Meatless Gluten Free Lasagna
9x13 Casserole Dish
9 Lasagna Noodles
Extra Virgin Olive Oil
2 C Lentils (I used Red Lentils)
1 Small Onion, chopped
1 Red Bell Pepper, finely chopped
¾ C Chopped Cremini Mushrooms (about 5)
3 cloves of garlic, minced
28 Oz. Can of Tomato Sauce
3 Oz. Tomato Paste
14 Oz. Can of Crushed tomatoes
¼ C Fresh Parlsey, finely chopped
2 TBSP Italian Seasoning
1 TSP Cinnamon
2 TBSP Sugar
Rinse and then soak the lentils in warm water while preparing the other ingredients.
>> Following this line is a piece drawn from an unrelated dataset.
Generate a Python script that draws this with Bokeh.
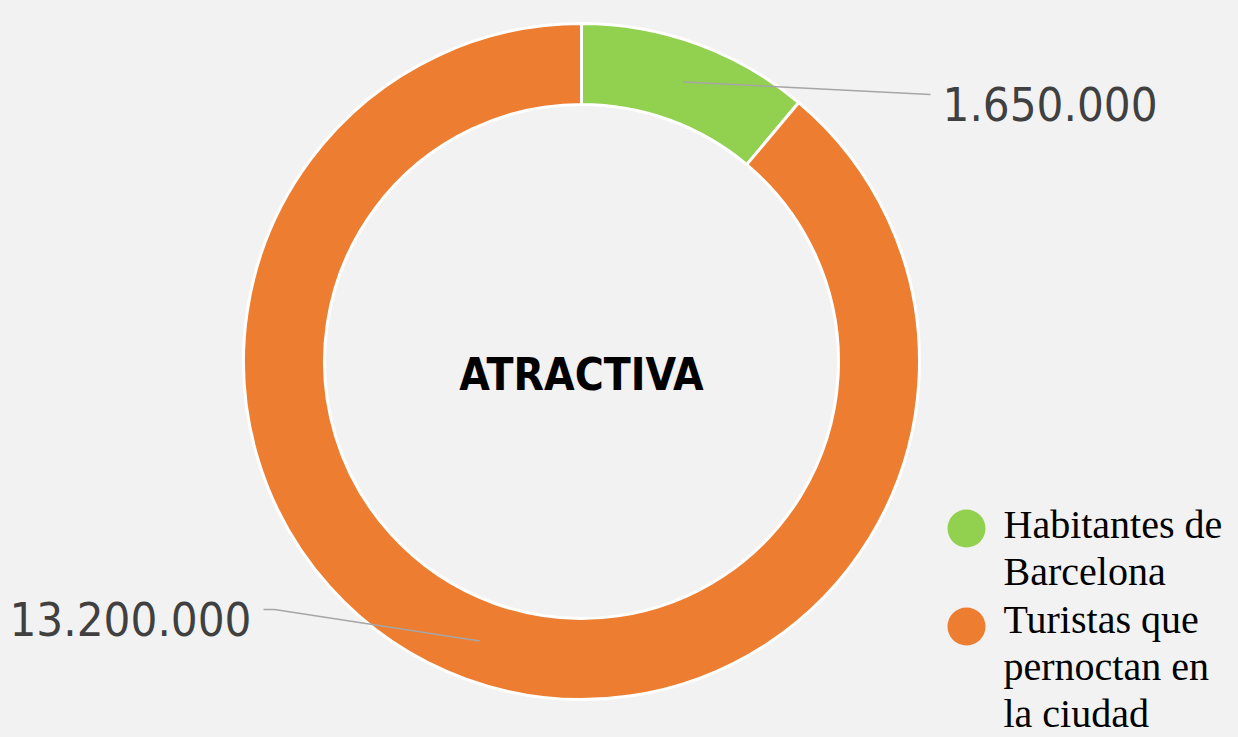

Boil a large pot of salted water for cooking the lasagna noodles. While you are waiting for the water to boil you can get started on the sauce.
In a saucepan (with a lid) add Olive Oil, Onion, Bell Pepper, and Mushrooms and sauté on med-high heat until fragrant and softened – about 4 minutes.
Add the Garlic and sauté for another 1 minute.
Add the Tomato Sauce, Tomato Paste, Crushed Tomatoes, Parsley, Seasoning and Cinnamon stir to combine.
Add the level of Salt you desire, usually 2 pinches.
Drain the Lentils (discard the water) and add them to the sauce. Bring the sauce to a boil and then reduce the heat to a simmer. Cover the pot and cook for 40 minutes, stirring frequently, or until the lentils have broken down.
While the sauce is simmering cook the noodles to al dente. If you are using gluten free noodles be sure that you cook them until JUST al dente. Gluten free noodles can get mushy if you cook them too long. When you pull the noodles out, lay them on an oiled baking sheet and oil each noodle as you pull them out. This prevents them from sticking together.
Preheat your oven to 375°F
Mix the ricotta and parmesan cheese together in a bowl.
Once your sauce if finished, add the sugar and stir to combine. Simmer another minute or 2.
Assemble your Lasagna: ladle enough sauce to coat the bottom of your casserole dish.
FIRST LAYER: Arrange 3 lasagna noodles side by side. You will need 3 layers of sauce so make a mental measurement as you ladle another portion of sauce on top of the noodles.
Add small scoops of the ricotta mixture over the sauce (usually 4 scoops along each noodle) and smooth as best as you can. Sprinkle 1/3 of the mozzarella over the ricotta.
SECOND LAYER: Arrange your second layer of noodles. Ladle half the sauce that’s left in the saucepan on top of the noodles. Add the rest of your ricotta mixture and sprinkle with mozzarella.
THIRD LAYER: Arrange your last 3 noodles, ladle the remaining sauce on top of the noodles and sprinkle the rest of the mozzarella to finish.
Cover the casserole dish with a sheet of aluminum foil - I spray mine with cooking oil to prevent sticking and tent it a bit as I put it over top. Bake for 30 minutes. Uncover and bake an additional 10 minutes.
Remove and let it sit for 15 minutes before serving.